• Supplied material:

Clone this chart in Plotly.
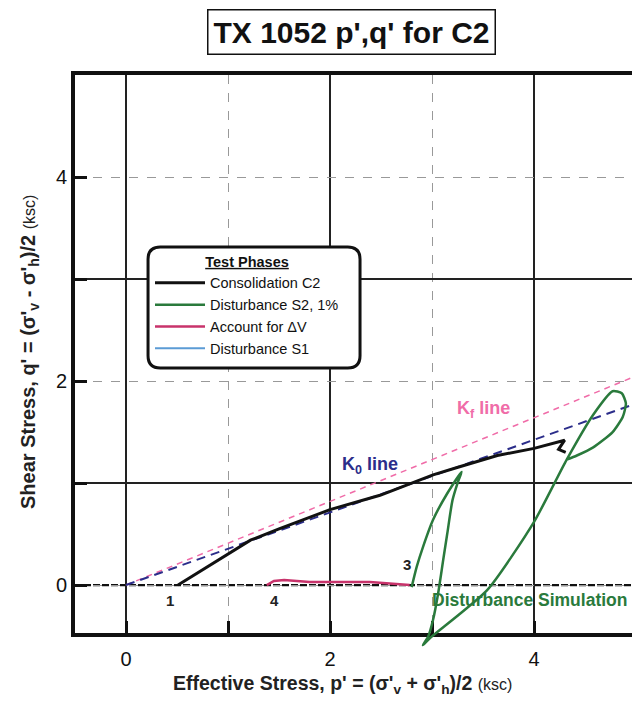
import plotly.graph_objects as go

# ---------------- data ----------------
cons_p = [0.51, 0.75, 1.00, 1.22, 1.50, 2.00, 2.49, 3.01, 3.27, 3.64, 4.00, 4.30, 4.24, 4.31]
cons_q = [0.00, 0.15, 0.30, 0.44, 0.55, 0.74, 0.88, 1.08, 1.16, 1.27, 1.34, 1.42, 1.33, 1.30]

dist_p = [2.80, 2.85, 2.91, 3.01, 3.15, 3.29, 3.25, 3.20, 3.15, 3.11, 3.06, 3.01, 2.96, 2.91,
          2.98, 3.54, 4.00, 4.32, 4.58, 4.77, 4.86, 4.90, 4.87, 4.77, 4.58, 4.42, 4.32]
dist_q = [-0.02, 0.18, 0.37, 0.64, 0.90, 1.11, 1.00, 0.83, 0.51, 0.25, -0.08, -0.34, -0.51, -0.59,
          -0.52, -0.05, 0.62, 1.23, 1.67, 1.90, 1.88, 1.78, 1.65, 1.50, 1.35, 1.27, 1.23]

dv_p = [1.38, 1.45, 1.55, 1.80, 2.39, 2.78]
dv_q = [0.00, 0.04, 0.05, 0.03, 0.03, 0.00]

s1_p = [None]
s1_q = [None]

k0_p = [0.0, 5.0]
k0_q = [0.0, 1.78]
kf_p = [0.0, 5.0]
kf_q = [0.0, 2.05]

point_labels = ["1", "3", "4"]
point_p = [0.43, 2.75, 1.46]
point_q = [-0.15, 0.20, -0.15]

x_tickvals = [0, 2, 4]
y_tickvals = [0, 2, 4]
minor_vals = [1, 3]

# ---------------- figure ----------------
FONT = "Arial, Liberation Sans, sans-serif"
PW = 557.0   # plot-area width in px (75..632)
PH = 577.0   # plot-area height in px (75..652)

def px_x(px):
    return (px - 75) / PW

def px_y(py):
    return (652 - py) / PH

fig = go.Figure()

fig.add_trace(go.Scatter(x=kf_p, y=kf_q, mode="lines", showlegend=False,
                         line=dict(color="#f06ca8", width=1.5, dash="6px,5px"), hoverinfo="skip"))
fig.add_trace(go.Scatter(x=k0_p, y=k0_q, mode="lines", showlegend=False,
                         line=dict(color="#2b2d8a", width=2, dash="9px,6px"), hoverinfo="skip"))

fig.add_trace(go.Scatter(x=cons_p, y=cons_q, mode="lines", name="Consolidation C2",
                         line=dict(color="#111111", width=3)))
fig.add_trace(go.Scatter(x=dist_p, y=dist_q, mode="lines", name="Disturbance S2, 1%",
                         line=dict(color="#2a7a3c", width=2.5, shape="spline", smoothing=0.6),
                         xaxis="x2", yaxis="y2"))
fig.add_trace(go.Scatter(x=dv_p, y=dv_q, mode="lines", name="Account for \u0394V",
                         line=dict(color="#c8336b", width=2.5)))
fig.add_trace(go.Scatter(x=s1_p, y=s1_q, mode="lines", name="Disturbance S1",
                         line=dict(color="#5b9bd5", width=2)))

axis_font = dict(family=FONT, size=20, color="#111111")

fig.update_layout(
    width=632, height=702,
    margin=dict(l=75, r=0, t=75, b=50),
    paper_bgcolor="white", plot_bgcolor="rgba(0,0,0,0)",
    font=dict(family=FONT, color="#111111"),
    xaxis=dict(domain=[0, 1], range=[-0.5, 4.96], anchor="y",
               tickvals=x_tickvals, tickfont=axis_font, ticklabelstandoff=5,
               ticks="inside", ticklen=12, tickwidth=3, tickcolor="#111",
               showline=True, linewidth=4, linecolor="#111", mirror=True,
               showgrid=True, gridcolor="#222222", gridwidth=1.7, griddash="solid",
               zeroline=False,
               minor=dict(tickmode="array", tickvals=minor_vals, ticks="inside",
                          ticklen=12, tickwidth=3, tickcolor="#111", showgrid=True,
                          gridcolor="#999999", gridwidth=1, griddash="dash")),
    yaxis=dict(domain=[19/577, 1], range=[-0.47, 5.0], anchor="x",
               tickvals=y_tickvals, tickfont=axis_font,
               ticks="inside", ticklen=12, tickwidth=3, tickcolor="#111",
               showline=True, linewidth=4, linecolor="#111",
               showgrid=True, gridcolor="#999999", gridwidth=1, griddash="dash",
               zeroline=False,
               minor=dict(tickmode="array", tickvals=minor_vals, ticks="inside",
                          ticklen=12, tickwidth=3, tickcolor="#111", showgrid=True,
                          gridcolor="#222222", gridwidth=1.7, griddash="solid")),
    xaxis2=dict(domain=[0, 1], range=[-0.5, 4.96], anchor="y2", visible=False),
    yaxis2=dict(domain=[0, 1], range=[-0.47 - 19/102, 5.0], anchor="x2", visible=False),
    legend=dict(x=px_x(150), y=px_y(248), xanchor="left", yanchor="top",
                bgcolor="rgba(0,0,0,0)", borderwidth=0,
                font=dict(family=FONT, size=14.5, color="#111"),
                itemwidth=50, tracegroupgap=0,
                title=dict(text="<b><span style='text-decoration:underline'>Test Phases</span></b>",
                           side="top center", font=dict(family=FONT, size=14.5, color="#111"))),
)

# y = 0 reference line (thick dashed black)
fig.add_shape(type="line", xref="x", yref="y", x0=-0.5, x1=4.96, y0=0, y1=0,
              line=dict(color="#111", width=2.2, dash="7px,2px"), layer="below")

# legend rounded box
x0, x1, y0, y1, r = 0.216, 2.294, 2.127, 3.314, 0.12
path = (f"M{x0+r},{y1} L{x1-r},{y1} Q{x1},{y1} {x1},{y1-r} L{x1},{y0+r} "
        f"Q{x1},{y0} {x1-r},{y0} L{x0+r},{y0} Q{x0},{y0} {x0},{y0+r} "
        f"L{x0},{y1-r} Q{x0},{y1} {x0+r},{y1} Z")
fig.add_shape(type="path", xref="x", yref="y", path=path,
              line=dict(color="#111", width=3), fillcolor="white", layer="above")

# title box
fig.add_annotation(xref="paper", yref="paper", x=px_x(351), y=px_y(32),
                   xanchor="center", yanchor="middle", showarrow=False,
                   text="<b>TX 1052 p',q' for C2</b>",
                   font=dict(family=FONT, size=30, color="#111"),
                   bordercolor="#111", borderwidth=1.5, borderpad=5, bgcolor="white")

# axis titles
fig.add_annotation(xref="paper", yref="paper", x=px_x(342), y=px_y(684),
                   xanchor="center", yanchor="middle", showarrow=False,
                   text="<b>Effective Stress, p' = (\u03c3'<sub>v</sub> + \u03c3'<sub>h</sub>)/2</b>"
                        " <span style='font-size:16px'>(ksc)</span>",
                   font=dict(family=FONT, size=19.5, color="#222"))
fig.add_annotation(xref="paper", yref="paper", x=px_x(30), y=px_y(352),
                   xanchor="center", yanchor="middle", showarrow=False, textangle=-90,
                   text="<b>Shear Stress, q' = (\u03c3'<sub>v</sub> - \u03c3'<sub>h</sub>)/2</b>"
                        " <span style='font-size:16px'>(ksc)</span>",
                   font=dict(family=FONT, size=20, color="#222"))

# line labels
fig.add_annotation(x=2.39, y=1.17, xref="x", yref="y", showarrow=False,
                   text="<b>K<sub>0</sub> line</b>",
                   font=dict(family=FONT, size=18, color="#2b2d8a"))
fig.add_annotation(x=3.5, y=1.72, xref="x", yref="y", showarrow=False,
                   text="<b>K<sub>f</sub> line</b>",
                   font=dict(family=FONT, size=18, color="#f06ca8"))
fig.add_annotation(x=2.98, y=-0.15, xref="x", yref="y", showarrow=False, xanchor="left",
                   text="<b>Disturbance Simulation</b>",
                   font=dict(family=FONT, size=17.5, color="#2a7a3c"))

for lab, px, qy in zip(point_labels, point_p, point_q):
    fig.add_annotation(x=px, y=qy, xref="x", yref="y", showarrow=False,
                       text=f"<b>{lab}</b>", font=dict(family=FONT, size=15, color="#222"))

fig.write_html("out.html", config={"displayModeBar": False},
               post_script="document.body.style.margin='0px';")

• Task statement: Leave out the pictures and repeat exactly the lines from the start of the material through the line that contains "1.42, 1.33, 1.30]", both included.

• Exercise solution:
Clone this chart in Plotly.
import plotly.graph_objects as go

# ---------------- data ----------------
cons_p = [0.51, 0.75, 1.00, 1.22, 1.50, 2.00, 2.49, 3.01, 3.27, 3.64, 4.00, 4.30, 4.24, 4.31]
cons_q = [0.00, 0.15, 0.30, 0.44, 0.55, 0.74, 0.88, 1.08, 1.16, 1.27, 1.34, 1.42, 1.33, 1.30]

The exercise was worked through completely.